Maybe, but I don't think so- in his line of work his computer would broken on a weekly basis. He might be walking in a foot of mud- he might be standing in pouring down rain, etc. He would love to be able to input everything right into the computer, but at his job sites it is just not feasible. If he drops the paper or it gets wet, he just needs to redo it- not get a new computer, If he is inspecting a site that is safe to input right into the computer, of course he does- but most of the time it isn't possible.
And as I mentioned- the 2 schools I work in- everything isn't done by computer.

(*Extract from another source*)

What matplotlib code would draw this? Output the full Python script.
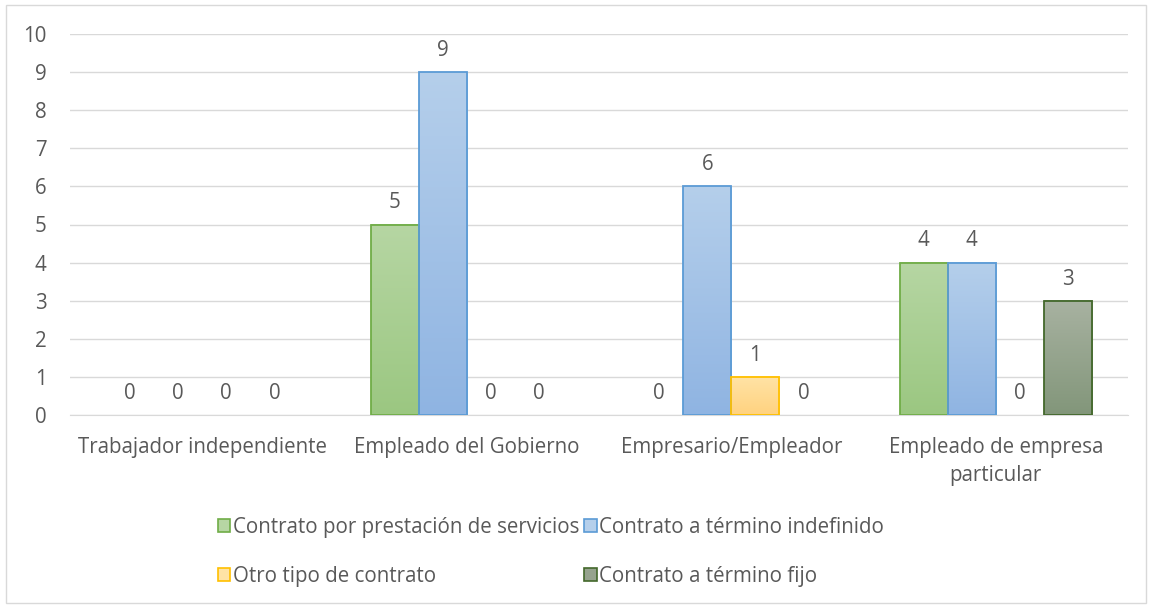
import matplotlib
matplotlib.use("Agg")
import matplotlib.pyplot as plt
import numpy as np
from matplotlib.colors import LinearSegmentedColormap
from matplotlib.patches import Rectangle

categories = ["Trabajador independiente", "Empleado del Gobierno",
              "Empresario/Empleador", "Empleado de empresa\nparticular"]
series_names = ["Contrato por prestación de servicios", "Contrato a término indefinido",
                "Otro tipo de contrato", "Contrato a término fijo"]
prestacion = [0, 5, 0, 4]
indefinido = [0, 9, 6, 4]
otro = [0, 0, 1, 0]
fijo = [0, 0, 0, 3]
yticks = list(range(0, 11))

series_values = [prestacion, indefinido, otro, fijo]
tops = ["#b6d6a3", "#b5cfeb", "#ffe3a6", "#a8b2a1"]
bottoms = ["#9bc781", "#8fb4e2", "#ffd27f", "#82967a"]
edges = ["#70ad47", "#5b9bd5", "#ffc000", "#43682b"]

plt.rcParams['font.family'] = ['Open Sans', 'DejaVu Sans']
txt = "#595959"
fs = 14.8

fig = plt.figure(figsize=(11.5, 6.05), dpi=100)
ax = fig.add_axes([70/1150, 1-415/605, (1128-70)/1150, (415-34)/605])

n = len(series_values)
bw = 1/(n+1.5)
x = np.arange(len(categories))
grad = np.linspace(0, 1, 256).reshape(-1, 1)
for i, vals in enumerate(series_values):
    off = (i - (n-1)/2) * bw
    cmap = LinearSegmentedColormap.from_list(f"g{i}", [bottoms[i], tops[i]])
    for xi, v in zip(x, vals):
        left = xi + off - bw/2
        if v > 0:
            ax.imshow(grad, cmap=cmap, aspect='auto', origin='lower',
                      extent=[left, left+bw, 0, v], zorder=2)
            rect = Rectangle((left, 0), bw, v, facecolor='none',
                             edgecolor=edges[i], linewidth=1.3, zorder=3)
            ax.add_patch(rect)
        ax.annotate(str(v), (xi+off, v), xytext=(0, 8), textcoords='offset points',
                    ha='center', va='bottom', fontsize=fs, color=txt)

ax.set_xlim(-0.5, len(categories)-0.5)
ax.set_ylim(0, 10)
ax.set_yticks(yticks)
ax.set_xticks(x)
ax.set_xticklabels(categories, fontsize=fs, color=txt, linespacing=1.45)
ax.tick_params(axis='y', labelsize=fs, colors=txt, length=0, pad=17)
ax.tick_params(axis='x', length=0, pad=16)
ax.grid(axis='y', color="#d9d9d9", linewidth=1, zorder=0)
ax.set_axisbelow(True)
for s in ['top', 'right', 'left']:
    ax.spines[s].set_visible(False)
ax.spines['bottom'].set_color("#d9d9d9")

handles = []
for i in range(n):
    handles.append(Rectangle((0, 0), 1, 1, facecolor=(tops[i] if i != 3 else "#96a38e"),
                             edgecolor=edges[i], linewidth=1.2))
order = [0, 2, 1, 3]
leg = fig.legend([handles[k] for k in order], [series_names[k] for k in order],
                 ncol=2, loc='center', bbox_to_anchor=(551/1150, 1-552/605),
                 frameon=False, fontsize=fs, labelcolor=txt,
                 handlelength=0.6, handleheight=0.6, handletextpad=0.12,
                 columnspacing=0.25, labelspacing=1.35)

fig.patches.append(Rectangle((6/1150, 2/605), 1140/1150, 598/605, transform=fig.transFigure,
                             facecolor='none', edgecolor="#d9d9d9", linewidth=1))
fig.savefig("out.png", dpi=100)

Off the top of my head I am thinking about the announcements put on the TV station everyday- most of the teachers stop by the TV station room in the AM - handwrite a note and a student inputs the info. into the computer to be broadcast.
I looked at the timesheets she needed to hand in- I had to signoff on it as well as the student- she printed her signature.
I see peoples point of view, but still not convinced because I know of many reasons people may write things out rather than use the computer!
Sure people write things out, but it doesn't have to be in cursive.....
I teach in a college and unfortunately, most of the work is still done by hand (I really wish the students would type, but we don't have in-class computers yet and not everyone has a laptop). Over the years I have gotten very good at deciphering bad cursive, but there is always one kid in every class whose writing I simply cannot read. Sometimes I have to ask them to please print (and sometimes they actually don't know how to do that!). My students are not American-born. Also, I never write anything in cursive because no one can read it. So I wonder if the issue isn't that they can't read cursive at all, but rather that they are not as good at deciphering sloppy cursive as those of us who grew up with it are. Perhaps the OP has particularly difficult cursive.